The palette is lush. You have these gorgeous emerald chairs, mahogany tables, and that red wine-colored dress. Technicolor thrived on these rich, saturated primaries. When I look at Rope, I’m seeing a level of “baked-in” intent that we often lose in modern RAW workflows. The contrast is aggressive, delivering inky blacks and punchy highlights. There’s a vibrancy that feels almost hyperreal, signaling a world of luxury that hides something monstrous. The hue separation is incredible; the colors don’t bleed or muddy, which helps define the space in that single-set environment. It’s a masterclass in how color can enhance psychological drama with operatic intensity.

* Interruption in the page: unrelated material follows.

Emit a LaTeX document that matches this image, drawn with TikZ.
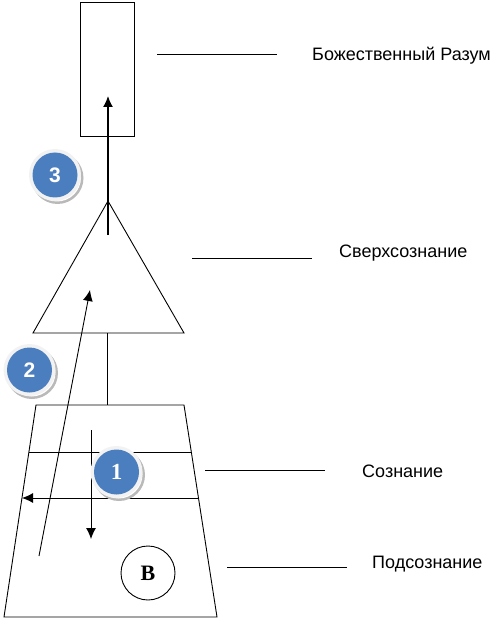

The 500-Pound Behemoth: Technical Aspects

Technical Dossier

Rope (1948)

Technicolor 35mm • 1.37:1 Original Aspect Ratio

Genre
Crime, Drama, Mystery, Thriller, Stage Adaptation, Psychological Horror, Murder Mystery, Horror
Director
Alfred Hitchcock
Cinematographer
William V. Skall, Joseph A. Valentine
Production Designer
Perry Ferguson
Costume Designer
Adrian, Marian Dabney, Leon Roberts
Editor
William H. Ziegler
Colorist
Natalie Kalmus
Time Period
1940s
Aspect Ratio
1.33 – Spherical
Format
Film – 35mm
Lighting
Hard light, Top light
Lighting Type
Daylight, Artificial light, Mixed light
Story Location
New York > Manhattan
Filming Location
Burbank > Warner Brothers Burbank Studios
Camera
Technicolor Three Strip Camera

Achieving this “one-take” look required serious technical sweat. The Technicolor camera was a behemoth it required three separate rolls of film running simultaneously. Moving that giant through a crowded set while maintaining focus was an Olympic-level feat.

The entire set was an engineering marvel. Crew members were strategically placed to wheel walls and furniture in and out of frame in total silence. The “invisible cuts” were a practical necessity because the film magazines only held about ten minutes of footage. Even the New York backdrop was a complex miniature with changing skies. It was a tedious, incredibly expensive way to shoot a movie, but it cemented Rope as a daring, technologically groundbreaking experiment.